Interflug was the airline of the German Democratic Republic.
It was not the first airline in East Germany. In 1952 Deutsche Lufthansa GmbH was 'refounded' by Soviet occupation authorities who had control of all aviation assets in East Germany. Despite adopting the timeless logo of the black crane on a yellow background they did not own a single plane; the sole intention was to lay claim to being the legal successors of Lufthansa, which was formed back in 1926. While disagreement continued between the two Lufthansas, Interflug was established on September 18 1956 in East Berlin, and it initially just flew charter traffic. In 1962 Deutsche Lufthansa GmbH was forced to relinquish its name and trademarks by a court hearing in Bern; it subsequently was liquidated and Interflug took over its assets.
Interflug started flights using Soviet Ilyushin and Antonov aircraft: the Il-14, Il-18, An-2 and An-24. It joined the jet age in 1969 with Il-62s and various Tupolevs (Tu-134 and Tu-154), and in the late 1980s had even acquired an Airbus. Its livery was a simple red on white logo of simple aerodynamic looking shape within a halo.

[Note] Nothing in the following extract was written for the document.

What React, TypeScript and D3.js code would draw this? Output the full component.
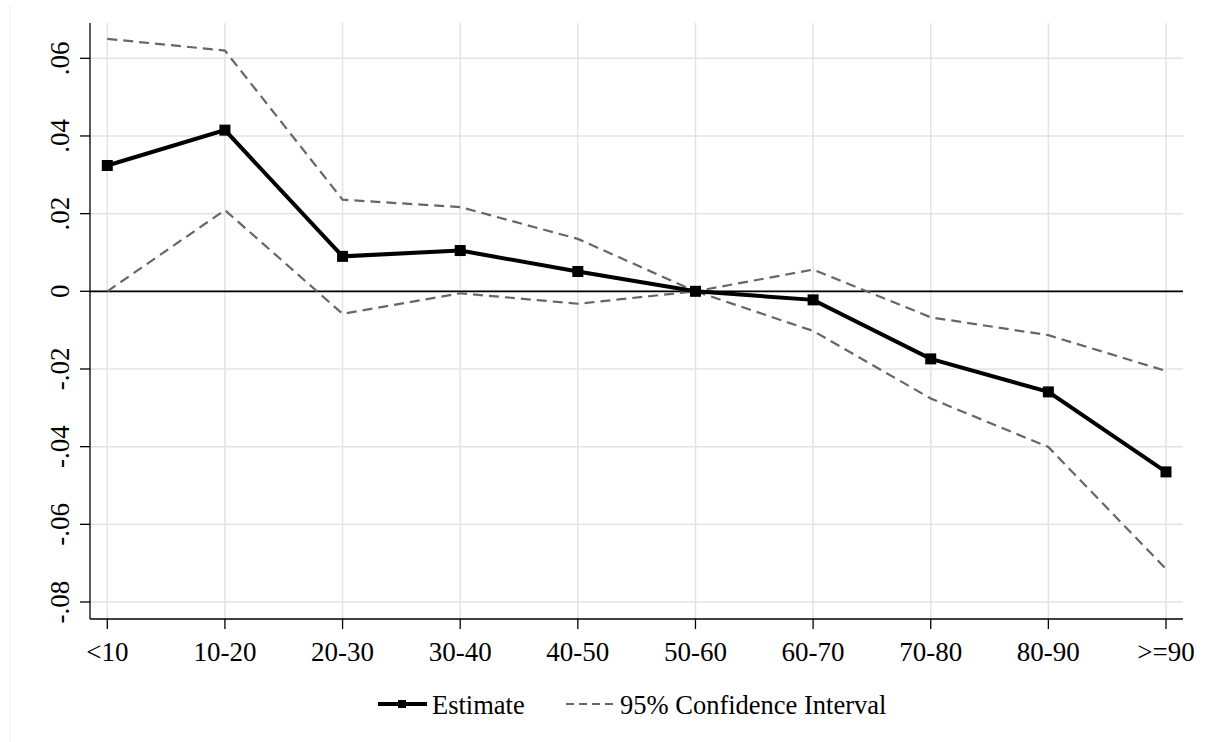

The airline mostly served destinations in Eastern Europe and the USSR, but would eventually reach as far as Bangkok, Singapore, Hanoi, Luanda, Havana and several other destinations.
Interflug ceased operations in 1991 shortly after German reunification. With an antiquated fleet and a name that sounds even more awkward than Aeroflot, it was highly unlikely to be competitive with Lufthansa.